Mark E. Dean is an inventor and computer engineer. He was part of the team that developed the ISA bus, and he led a design team for making a one-gigahertz computer processor chip. He holds three of nine PC patents for being the co-creator of the IBM personal computer released in 1981.
Mark Dean, an engineer, was instrumental in the invention of the modern personal computer. He owns three out of the nine Patents which were used by International Business Machines (IBM) to produce the Personal Computer (PC).
He was born to Barbara and James Dean, in Jefferson City, Tennessee, in 1957. As a young boy, he already started to show prowess and genius in engineering. He amazed his white classmates and teachers, at the Jefferson City High School, which was an integrated school. He would always come out with straight-A grades.
He would later go on to the University of Tennessee, where he earned a Bachelors Degree in Electrical Engineering, in 1979. After his B.Sc. he went further to Florida Atlantic University, where he graduated with a Masters Degree, in 1982. He would later, during his career, obtain his doctorate in the field from Stanford University, in 1992 – this was years after his contributions to the invention of the modern PC.
After his time at Florida Atlantic University, he got hired by IBM. In 1981, at the initial stage of his time at IBM, he and his colleague invented the ISA Bus, which was meant to make the Personal Computer more efficient and durable in offices and business environments.
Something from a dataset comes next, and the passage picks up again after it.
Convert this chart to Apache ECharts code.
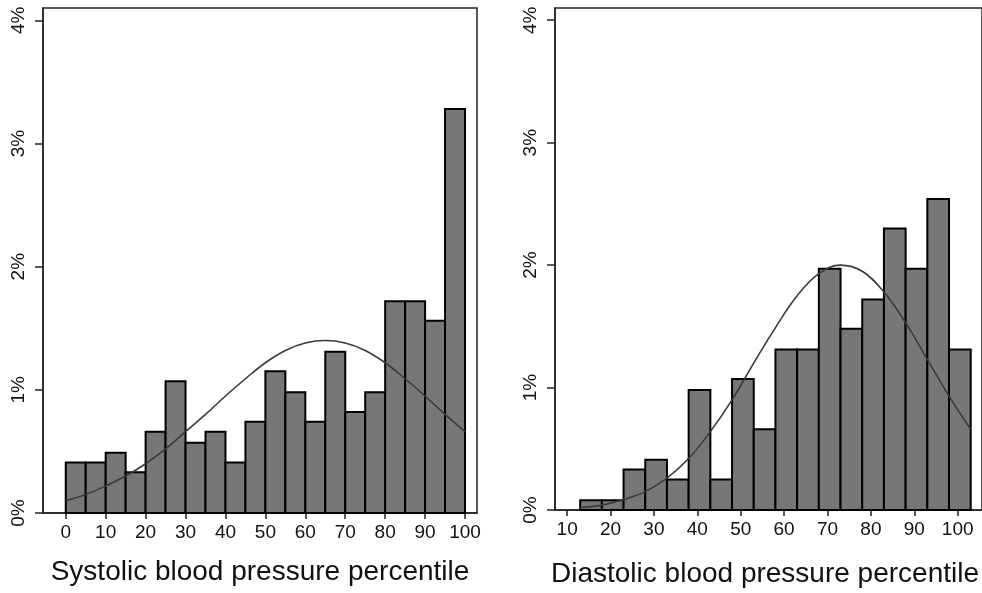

The invention made it possible for monitors, disk drivers, printers, and scanners to be connected directly to personal computers. The picture directly below shows what the first ISA Bus looked like.
Dean’s entire career was spent at IBM. He was hired to become the chief engineer on the Personal Computer Project, with some of his early contributions being the IBM PS/2 Models 70 and 80, the Colour Graphic Adapter, and the internal architecture which allows Personal Computers to make use of peripheral high-speed devices, such as keyboards, scanners, and mouses.
After he got his doctorate from Stanford University, he returned to IBM, and he was made an IBM fellow in 1995 – this was the highest honor in the company. In 1997, IBM made him the vice president of the company, and he was inducted into the National Inventor’s Hall of Fame.
He and his team, in 1999, invented the world’s first gigahertz chip, with the power to process one billion calculations per second. Mark Dean has issued over 40 patents to date and has been honored by numerous organizations of the world. In 2001, he was elected to become a member of the National Academy of Engineers (NAE).
The life and contributions of Mark Dean are worthy of praise and teaching. His achievements and many others such as his should be thought in schools and through other forms of public information.